Your task>
Return all of the entries word for word, but omit the pictures they contain.

**** Stored rows ****

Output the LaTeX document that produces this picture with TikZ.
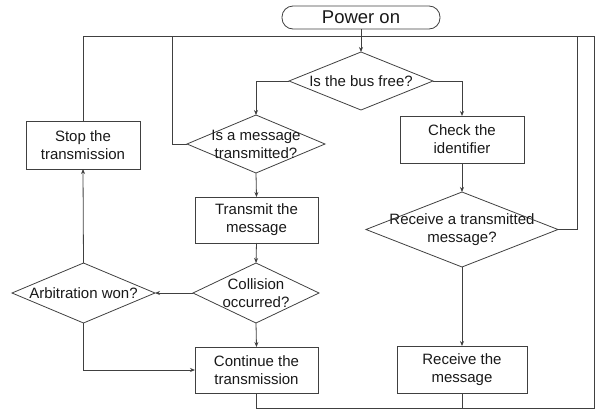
\documentclass[tikz,border=0pt]{standalone}
\usepackage{fontspec}
\setmainfont{Liberation Sans}
\usetikzlibrary{shapes.geometric,arrows.meta}
\begin{document}
\begin{tikzpicture}[x=1pt,y=-1pt,
  every node/.style={font=\fontsize{15}{18}\selectfont, text=black!90},
  ln/.style={line width=0.8pt, draw=black!75},
  arr/.style={ln, -{Stealth[length=5pt,width=4pt]}},
  box/.style={ln, draw, rectangle, inner sep=0pt, outer sep=0pt, align=center},
  dia/.style={ln, draw, diamond, inner sep=0pt, outer sep=0pt},
  lbl/.style={align=center, inner sep=0pt}]
\useasboundingbox (0,0) rectangle (598,410);
% nodes
\node[ln, draw, rectangle, rounded corners=11pt, minimum width=158pt, minimum height=23pt, inner sep=0pt, font=\fontsize{18.5}{20}\selectfont] (power) at (361,17.5) {Power on};
\node[dia, aspect=2.483, minimum width=144pt, minimum height=58pt] (bus) at (361,81) {};
\node[lbl] (busT) at (bus.center) {Is the bus free?};
\node[dia, aspect=2.379, minimum width=138pt, minimum height=58pt] (msgt) at (256,144) {};
\node[lbl] (msgtT) at (msgt.center) {Is a message\\transmitted?};
\node[box, minimum width=124pt, minimum height=47pt] (check) at (462,139.5) {Check the\\identifier};
\node[dia, aspect=2.56, minimum width=192pt, minimum height=75pt] (recv) at (462,229.5) {};
\node[lbl] (recvT) at (recv.center) {Receive a transmitted\\message?};
\node[box, minimum width=130pt, minimum height=47pt] (recvmsg) at (462,369.5) {Receive the\\message};
\node[box, minimum width=114pt, minimum height=48pt] (stop) at (83,145) {Stop the\\transmission};
\node[box, minimum width=123pt, minimum height=46pt] (trans) at (256.5,220) {Transmit the\\message};
\node[dia, aspect=2.1, minimum width=126pt, minimum height=60pt] (coll) at (256,293) {};
\node[lbl] (collT) at (coll.center) {Collision\\occurred?};
\node[dia, aspect=2.383, minimum width=143pt, minimum height=60pt] (arb) at (83.5,293) {};
\node[lbl] (arbT) at (arb.center) {Arbitration won?};
\node[box, minimum width=123pt, minimum height=46pt] (cont) at (256.5,370) {Continue the\\transmission};
% loop coordinates
\coordinate (tl) at (83,36);
\coordinate (tm) at (172,36);
\coordinate (tr) at (594,36);
\coordinate (br) at (594,408);
\coordinate (bl) at (256.5,408);
\coordinate (bm) at (462,408);
\coordinate (rr) at (577,36);
% connectors
\draw[arr] (power.south) -- (bus.north);
\draw[arr] (bus.west) -| (msgt.north);
\draw[arr] (bus.east) -| (check.north);
\draw[arr] (check.south) -- (recv.north);
\draw[arr] (recv.south) -- (recvmsg.north);
\draw[arr] (msgt.south) -- (trans.north);
\draw[arr] (trans.south) -- (coll.north);
\draw[arr] (coll.west) -- (arb.east);
\draw[arr] (arb.north) -- (stop.south);
\draw[arr] (arb.south) |- (cont.west);
\draw[arr] (coll.south) -- (cont.north);
\draw[ln] (stop.north) -- (tl) -- (tr) -- (br) -- (bl) -- (cont.south);
\draw[ln] (recvmsg.south) -- (bm);
\draw[ln] (msgt.west) -- (msgt.west -| tm) -- (tm);
\draw[ln] (recv.east) -- (recv.east -| rr) -- (rr);
\end{tikzpicture}
\end{document}
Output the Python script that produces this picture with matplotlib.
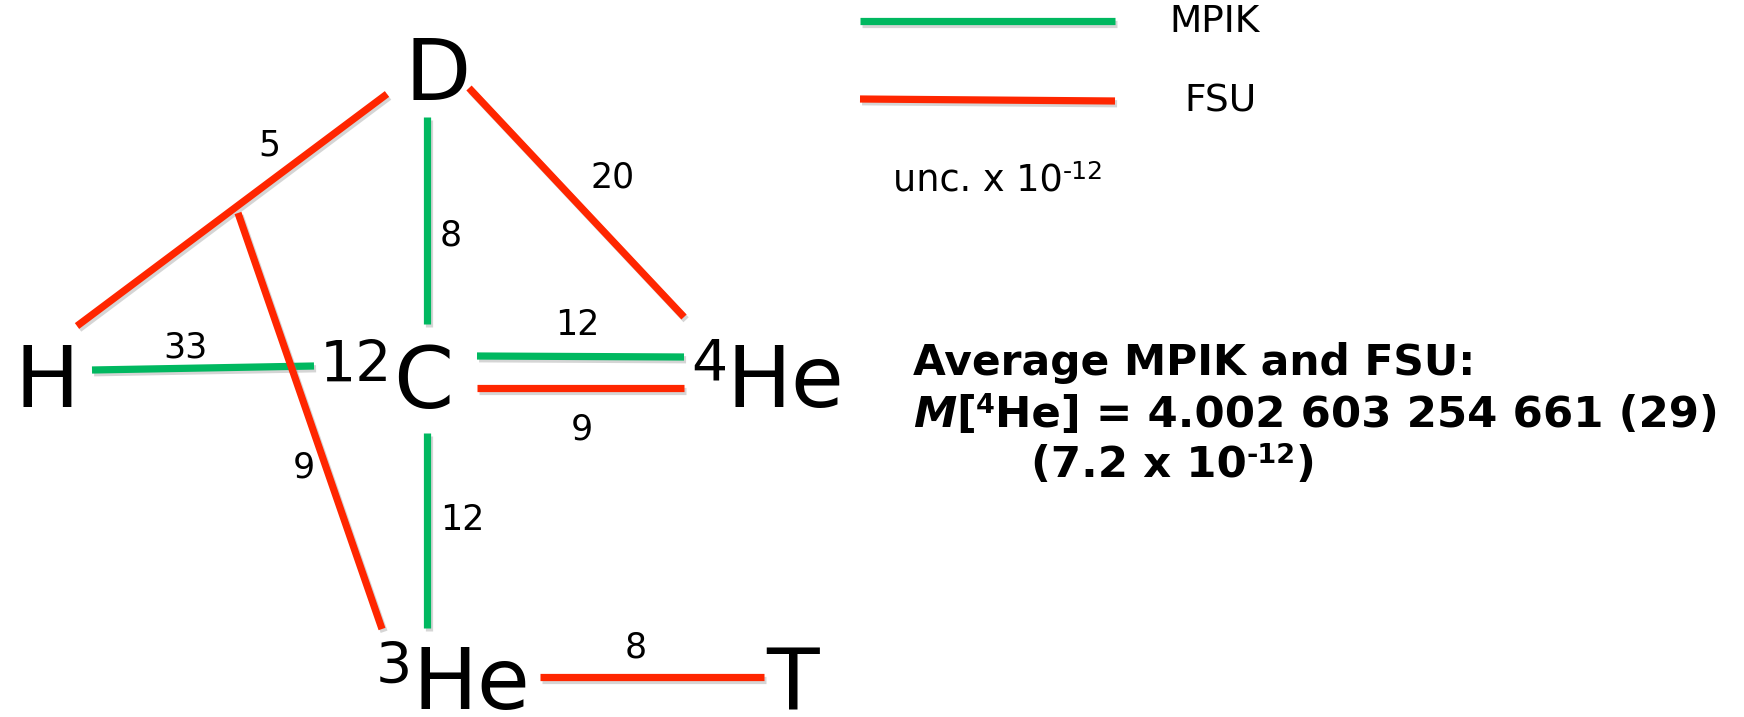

****

Solved problem>
Output the LaTeX document that produces this picture with TikZ.
\documentclass[tikz,border=0pt]{standalone}
\usepackage{fontspec}
\setmainfont{Liberation Sans}
\usetikzlibrary{shapes.geometric,arrows.meta}
\begin{document}
\begin{tikzpicture}[x=1pt,y=-1pt,
  every node/.style={font=\fontsize{15}{18}\selectfont, text=black!90},
  ln/.style={line width=0.8pt, draw=black!75},
  arr/.style={ln, -{Stealth[length=5pt,width=4pt]}},
  box/.style={ln, draw, rectangle, inner sep=0pt, outer sep=0pt, align=center},
  dia/.style={ln, draw, diamond, inner sep=0pt, outer sep=0pt},
  lbl/.style={align=center, inner sep=0pt}]
\useasboundingbox (0,0) rectangle (598,410);
% nodes
\node[ln, draw, rectangle, rounded corners=11pt, minimum width=158pt, minimum height=23pt, inner sep=0pt, font=\fontsize{18.5}{20}\selectfont] (power) at (361,17.5) {Power on};
\node[dia, aspect=2.483, minimum width=144pt, minimum height=58pt] (bus) at (361,81) {};
\node[lbl] (busT) at (bus.center) {Is the bus free?};
\node[dia, aspect=2.379, minimum width=138pt, minimum height=58pt] (msgt) at (256,144) {};
\node[lbl] (msgtT) at (msgt.center) {Is a message\\transmitted?};
\node[box, minimum width=124pt, minimum height=47pt] (check) at (462,139.5) {Check the\\identifier};
\node[dia, aspect=2.56, minimum width=192pt, minimum height=75pt] (recv) at (462,229.5) {};
\node[lbl] (recvT) at (recv.center) {Receive a transmitted\\message?};
\node[box, minimum width=130pt, minimum height=47pt] (recvmsg) at (462,369.5) {Receive the\\message};
\node[box, minimum width=114pt, minimum height=48pt] (stop) at (83,145) {Stop the\\transmission};
\node[box, minimum width=123pt, minimum height=46pt] (trans) at (256.5,220) {Transmit the\\message};
\node[dia, aspect=2.1, minimum width=126pt, minimum height=60pt] (coll) at (256,293) {};
\node[lbl] (collT) at (coll.center) {Collision\\occurred?};
\node[dia, aspect=2.383, minimum width=143pt, minimum height=60pt] (arb) at (83.5,293) {};
\node[lbl] (arbT) at (arb.center) {Arbitration won?};
\node[box, minimum width=123pt, minimum height=46pt] (cont) at (256.5,370) {Continue the\\transmission};
% loop coordinates
\coordinate (tl) at (83,36);
\coordinate (tm) at (172,36);
\coordinate (tr) at (594,36);
\coordinate (br) at (594,408);
\coordinate (bl) at (256.5,408);
\coordinate (bm) at (462,408);
\coordinate (rr) at (577,36);
% connectors
\draw[arr] (power.south) -- (bus.north);
\draw[arr] (bus.west) -| (msgt.north);
\draw[arr] (bus.east) -| (check.north);
\draw[arr] (check.south) -- (recv.north);
\draw[arr] (recv.south) -- (recvmsg.north);
\draw[arr] (msgt.south) -- (trans.north);
\draw[arr] (trans.south) -- (coll.north);
\draw[arr] (coll.west) -- (arb.east);
\draw[arr] (arb.north) -- (stop.south);
\draw[arr] (arb.south) |- (cont.west);
\draw[arr] (coll.south) -- (cont.north);
\draw[ln] (stop.north) -- (tl) -- (tr) -- (br) -- (bl) -- (cont.south);
\draw[ln] (recvmsg.south) -- (bm);
\draw[ln] (msgt.west) -- (msgt.west -| tm) -- (tm);
\draw[ln] (recv.east) -- (recv.east -| rr) -- (rr);
\end{tikzpicture}
\end{document}
Output the Python script that produces this picture with matplotlib.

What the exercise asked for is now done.